Le
cinéma du réel contre la télé réalité. C'est à cette croisade que se consacrait
l'une des principales programmations des 14e États généraux du
film documentaire qui se sont achevés ce week-end à Lussas. Fidèle à sa
vocation de lieu de réflexion collective, le petit village ardéchois a
accueilli plus de six mille spectateurs autour d'autres thèmes ambitieux
comme «l'expérience des limites» ou un panorama japonais, de petits
verres du rosé local mais aussi de plus d'une centaine de films, dont
vingt documentaires français récents.
Nouvelle
génération. Longtemps fréquenté par des aficionados d'un genre
«pauvre» échappant aux grosses machines commerciales, Lussas a vu débarquer
cette année une nouvelle génération, vierge des vieux débats idéologiques,
avide de politique et de cinéma. En duo avec Frédéric Sabouraud, le cinéaste
Jean-Louis Comolli leur offrait une réflexion, appuyée sur six films récents,
dont la Chambre de Vanda, de Pedro Costa et Close up, d'Abbas
Kiarostami. Des oeuvres qui, selon eux, témoignent d'une évolution du
documentaire dont la matière est, comme pour la télévision, le réel.
«Depuis
dix ans, observe Jean-Louis Comolli, sont apparus des films radicalement
nouveaux confrontant le spectateur à l'impossible, à l'insupportable.

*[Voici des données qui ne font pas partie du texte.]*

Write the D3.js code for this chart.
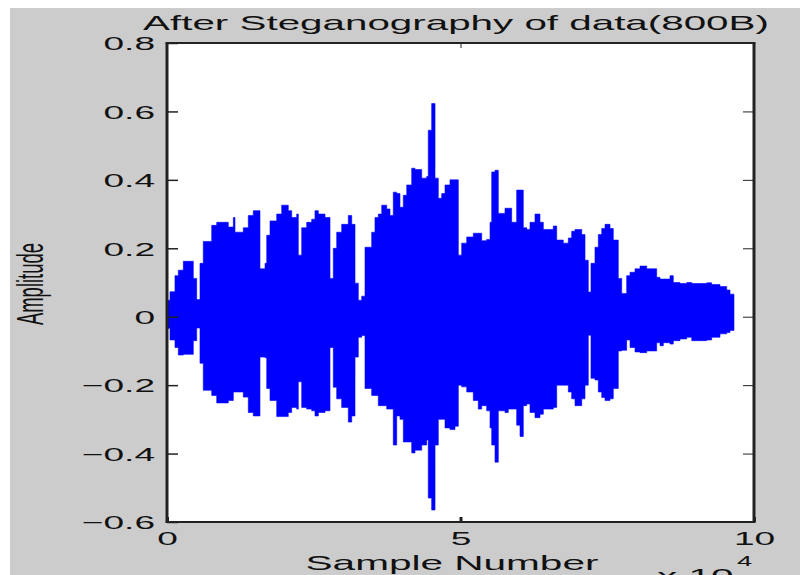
<!DOCTYPE html>
<html>
<head>
<meta charset="utf-8">
<script src="https://cdn.jsdelivr.net/npm/d3@7"></script>
<style>
  body { margin: 0; background: #fff; }
  svg { display: block; }
  text { font-family: "Liberation Sans", Arial, sans-serif; fill: #111; }
</style>
</head>
<body>
<script>
// envelope of the signal (peak values per stretch of samples)
const sampleIdx = [0, 510, 1360, 1930, 2780, 4480, 5060, 5620, 6180, 7620,
  8470, 10440, 11300, 11580, 13000, 13850, 14700, 15840, 16700, 16990,
  17550, 18690, 19540, 20660, 21240, 22100, 22370, 22950, 23800, 24650,
  25210, 25780, 26920, 27770, 28330, 28910, 29760, 30890, 31470, 32030,
  32590, 33170, 33730, 34870, 35430, 36000, 36580, 37430, 37990, 38550,
  39130, 39690, 40260, 40840, 41690, 42250, 43390, 44240, 44510, 45090,
  45660, 46220, 46800, 47360, 48210, 49060, 49630, 50200, 51060, 52180,
  53030, 53610, 54460, 55030, 55320, 55880, 56440, 57580, 58140, 58720,
  59570, 60140, 60700, 61280, 61840, 62690, 63540, 64110, 65810, 66390,
  67510, 68370, 68940, 69510, 70650, 71210, 71770, 72230, 72910, 73480,
  74060, 74620, 75470, 76030, 76880, 77460, 78310, 78880, 79730, 80580,
  81720, 83420, 83990, 84550, 85690, 86250, 87390, 88540, 89390, 91940,
  92790, 94210, 95350, 95910, 96590];
const upperEnv = [0.048, 0.073, 0.12, 0.136, 0.162, 0.112, 0.05, 0.156, 0.22, 0.267,
  0.276, 0.262, 0.29, 0.247, 0.26, 0.296, 0.31, 0.14, 0.156, 0.238,
  0.28, 0.30, 0.326, 0.31, 0.29, 0.30, 0.18, 0.26, 0.276, 0.285,
  0.31, 0.30, 0.29, 0.112, 0.2, 0.247, 0.27, 0.296, 0.27, 0.098,
  0.048, 0.06, 0.203, 0.247, 0.29, 0.30, 0.326, 0.315, 0.296, 0.364,
  0.36, 0.32, 0.355, 0.385, 0.434, 0.43, 0.405, 0.41, 0.545, 0.623,
  0.405, 0.346, 0.36, 0.385, 0.40, 0.40, 0.18, 0.215, 0.233, 0.244,
  0.244, 0.222, 0.226, 0.276, 0.423, 0.428, 0.302, 0.317, 0.317, 0.276,
  0.37, 0.37, 0.26, 0.255, 0.276, 0.30, 0.276, 0.255, 0.265, 0.224,
  0.215, 0.23, 0.25, 0.255, 0.24, 0.165, 0.072, 0.156, 0.203, 0.24,
  0.258, 0.27, 0.258, 0.224, 0.112, 0.068, 0.12, 0.13, 0.14, 0.148,
  0.14, 0.115, 0.11, 0.11, 0.12, 0.1, 0.097, 0.10, 0.097, 0.099,
  0.094, 0.088, 0.078, 0.066, 0.066];
const lowerEnv = [-0.034, -0.068, -0.09, -0.112, -0.11, -0.07, -0.033, -0.136, -0.215, -0.23,
  -0.252, -0.245, -0.22, -0.22, -0.235, -0.28, -0.29, -0.118, -0.12, -0.21,
  -0.245, -0.292, -0.292, -0.28, -0.265, -0.27, -0.19, -0.265, -0.27, -0.275,
  -0.29, -0.28, -0.275, -0.09, -0.206, -0.24, -0.265, -0.308, -0.29, -0.118,
  -0.06, -0.055, -0.21, -0.23, -0.23, -0.26, -0.26, -0.27, -0.27, -0.375,
  -0.29, -0.30, -0.366, -0.366, -0.398, -0.39, -0.375, -0.36, -0.53, -0.565,
  -0.375, -0.30, -0.30, -0.325, -0.33, -0.32, -0.2, -0.205, -0.22, -0.245,
  -0.27, -0.26, -0.275, -0.325, -0.375, -0.425, -0.275, -0.28, -0.27, -0.27,
  -0.317, -0.35, -0.26, -0.255, -0.28, -0.295, -0.285, -0.27, -0.265, -0.2,
  -0.2, -0.22, -0.24, -0.26, -0.24, -0.2, -0.054, -0.18, -0.185, -0.22,
  -0.236, -0.245, -0.24, -0.21, -0.1, -0.098, -0.068, -0.09, -0.103, -0.105,
  -0.10, -0.076, -0.085, -0.076, -0.08, -0.07, -0.065, -0.06, -0.07, -0.068,
  -0.06, -0.05, -0.046, -0.04, -0.04];

const xTicks = [0, 50000, 100000];
const yTicks = [-0.6, -0.4, -0.2, 0, 0.2, 0.4, 0.6, 0.8];
const title = "After Steganography of data(800B)";
const xLabel = "Sample Number";
const yLabel = "Amplitude";

const W = 803, H = 575;
const pLeft = 167, pRight = 754, pTop = 43, pBottom = 522;
const sx = 1.95; // the figure text is stretched sideways

const svg = d3.select("body").append("svg")
  .attr("width", W)
  .attr("height", H);

svg.append("rect")
  .attr("x", 10).attr("y", 8)
  .attr("width", 790).attr("height", H - 8)
  .attr("fill", "#cccccc");

svg.append("rect")
  .attr("x", pLeft).attr("y", pTop)
  .attr("width", pRight - pLeft).attr("height", pBottom - pTop)
  .attr("fill", "#fff");

const x = d3.scaleLinear().domain([0, 100000]).range([pLeft, pRight]);
const y = d3.scaleLinear().domain([-0.6, 0.8]).range([pBottom, pTop]);

const env = sampleIdx.map((s, i) => ({ s: s, hi: upperEnv[i], lo: lowerEnv[i] }));

const area = d3.area()
  .x(d => x(d.s))
  .y0(d => y(d.lo))
  .y1(d => y(d.hi))
  .curve(d3.curveStepAfter);

svg.append("path")
  .datum(env)
  .attr("d", area)
  .attr("fill", "#0000ff")
  .attr("stroke", "#0000ff")
  .attr("stroke-width", 0.6);

// axes, ticks pointing inward
const gLeft = svg.append("g")
  .attr("transform", `translate(${pLeft},0)`)
  .call(d3.axisLeft(y).tickValues(yTicks).tickSize(-11).tickFormat(d3.format("")));
const gBottom = svg.append("g")
  .attr("transform", `translate(0,${pBottom})`)
  .call(d3.axisBottom(x).tickValues(xTicks).tickSize(-5).tickFormat(d => d / 10000));
svg.append("g")
  .attr("transform", `translate(${pRight},0)`)
  .call(d3.axisRight(y).tickValues(yTicks).tickSize(-11).tickFormat(""));
svg.append("g")
  .attr("transform", `translate(0,${pTop})`)
  .call(d3.axisTop(x).tickValues(xTicks).tickSize(-5).tickFormat(""));

svg.selectAll(".domain").remove();
svg.selectAll(".tick line").attr("stroke", "#222");
gLeft.selectAll(".tick line").attr("stroke-width", 1.5);
gBottom.selectAll(".tick line").attr("stroke-width", 3);

gLeft.selectAll(".tick text")
  .attr("x", 0).attr("dy", "0.36em")
  .attr("text-anchor", "end")
  .attr("transform", `translate(-12,0) scale(${sx},1)`)
  .style("font-size", "19px")
  .attr("fill", "#111");

gBottom.selectAll(".tick text")
  .attr("y", 0).attr("dy", 0)
  .attr("text-anchor", "middle")
  .attr("transform", `translate(0,23) scale(${sx},1)`)
  .style("font-size", "19px")
  .attr("fill", "#111");

// box
svg.append("line").attr("x1", pLeft).attr("x2", pLeft).attr("y1", pTop).attr("y2", pBottom)
  .attr("stroke", "#222").attr("stroke-width", 3);
svg.append("line").attr("x1", pRight).attr("x2", pRight).attr("y1", pTop).attr("y2", pBottom)
  .attr("stroke", "#222").attr("stroke-width", 3);
svg.append("line").attr("x1", pLeft - 1.5).attr("x2", pRight + 1.5).attr("y1", pTop).attr("y2", pTop)
  .attr("stroke", "#222").attr("stroke-width", 2);
svg.append("line").attr("x1", pLeft - 1.5).attr("x2", pRight + 1.5).attr("y1", pBottom).attr("y2", pBottom)
  .attr("stroke", "#222").attr("stroke-width", 2);

svg.append("text")
  .attr("text-anchor", "middle")
  .attr("transform", `translate(456,30) scale(${sx},1)`)
  .style("font-size", "20.7px")
  .text(title);

svg.append("text")
  .attr("text-anchor", "middle")
  .attr("transform", `translate(452,570) scale(${sx},1)`)
  .style("font-size", "20.8px")
  .text(xLabel);

svg.append("text")
  .attr("text-anchor", "start")
  .attr("transform", `translate(657,583) scale(${sx},1)`)
  .style("font-size", "20.8px")
  .text("x 10");
svg.append("text")
  .attr("text-anchor", "start")
  .attr("transform", `translate(737,566) scale(${sx},1)`)
  .style("font-size", "14px")
  .text("4");

svg.append("text")
  .attr("text-anchor", "middle")
  .attr("transform", `translate(43,284) scale(${sx},1) rotate(-90)`)
  .style("font-size", "18.5px")
  .text(yLabel);
</script>
</body>
</html>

Sauf que, contrairement à ce que voudrait nous faire croire Loft Story,
ils reposent sur la notion de perte de la maîtrise.»
La
sélection des jeunes films français attestait de cet épanouissement actuel
de certains cinéastes entre politique et poétique. Mais si de nombreux
documentaires continuent de fouiller l'intime, la famille, de même que
les guerres, les drames et les bouleversements sociaux, ils s'attachent
de plus en plus à la forme pour donner du sens. Pour preuve, Laurent Hasse,
avec Sur les cendres du vieux monde. A priori, un sujet mille fois
traité : la fermeture des mines en Lorraine. Mais, pour avoir grandi dans
le coin, Laurent Hasse connaît bien ces fils de mineurs qui galèrent aujourd'hui
entre le chômage et l'endettement, aux marges du Luxembourg. Le cinéaste
interroge intimement cette souffrance sans pathos. Et quand le copain
Didier se fait virer de son dernier boulot, «qu'est-ce qu'on fait pour
lui ?», demande une amie, Rachel, à Laurent Hasse. C'est elle
qui répond : «Moi, je le plains et toi tu le filmes.» On revient
à la place du spectateur.
Journal
intime. Dans Exil à Sedan, c'est encore une fois Michael Gaumnitz
qui s'engage dans son propre film, ici comme dans une analyse personnelle.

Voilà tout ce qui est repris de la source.